At the start of October, a series of five Orbit-Trim Maneuvers (OTMs) began to lower the closest point of the orbit to about 86.6 miles (139.7 km), in order to gather aerodynamic data from the sparsely explored upper atmosphere. In so doing, Magellan’s solar array temperatures rose to 126 degrees Celsius (258.8 degrees Fahrenheit) and, remarkably, the spacecraft maintained attitude controllability until the very end. Eventually, the main spacecraft bus voltage reached 24.7 volts and, despite predictions that contact would be lost if it dipped below 24 volts, it was not until 20.4 volts that Magellan’s battery went off-line, due to power starvation. Contact was officially lost at 6:02 a.m. EDT on the 12th, bringing to an end one of the most successful missions ever undertaken in the annals of space science.
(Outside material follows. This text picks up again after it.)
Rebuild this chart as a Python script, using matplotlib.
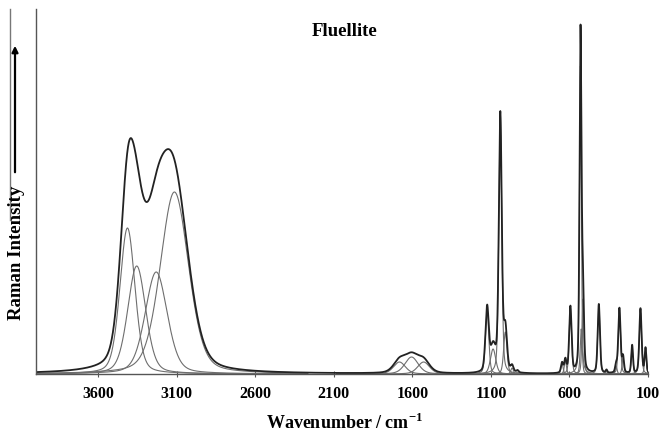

A total of 98 percent of the surface was mapped at resolutions of better than 1,000 feet (300 meters) and Magellan’s gravity mapping campaign had covered 95 percent of Venus. “The data which streamed back from Magellan’s radar images, its atmospheric studies and its gravity data acquisition maneuvers,” explained Griffith, “have built a vast database of new knowledge about Venus and the formation of the Solar System that will be studied by scientists for decades to come.”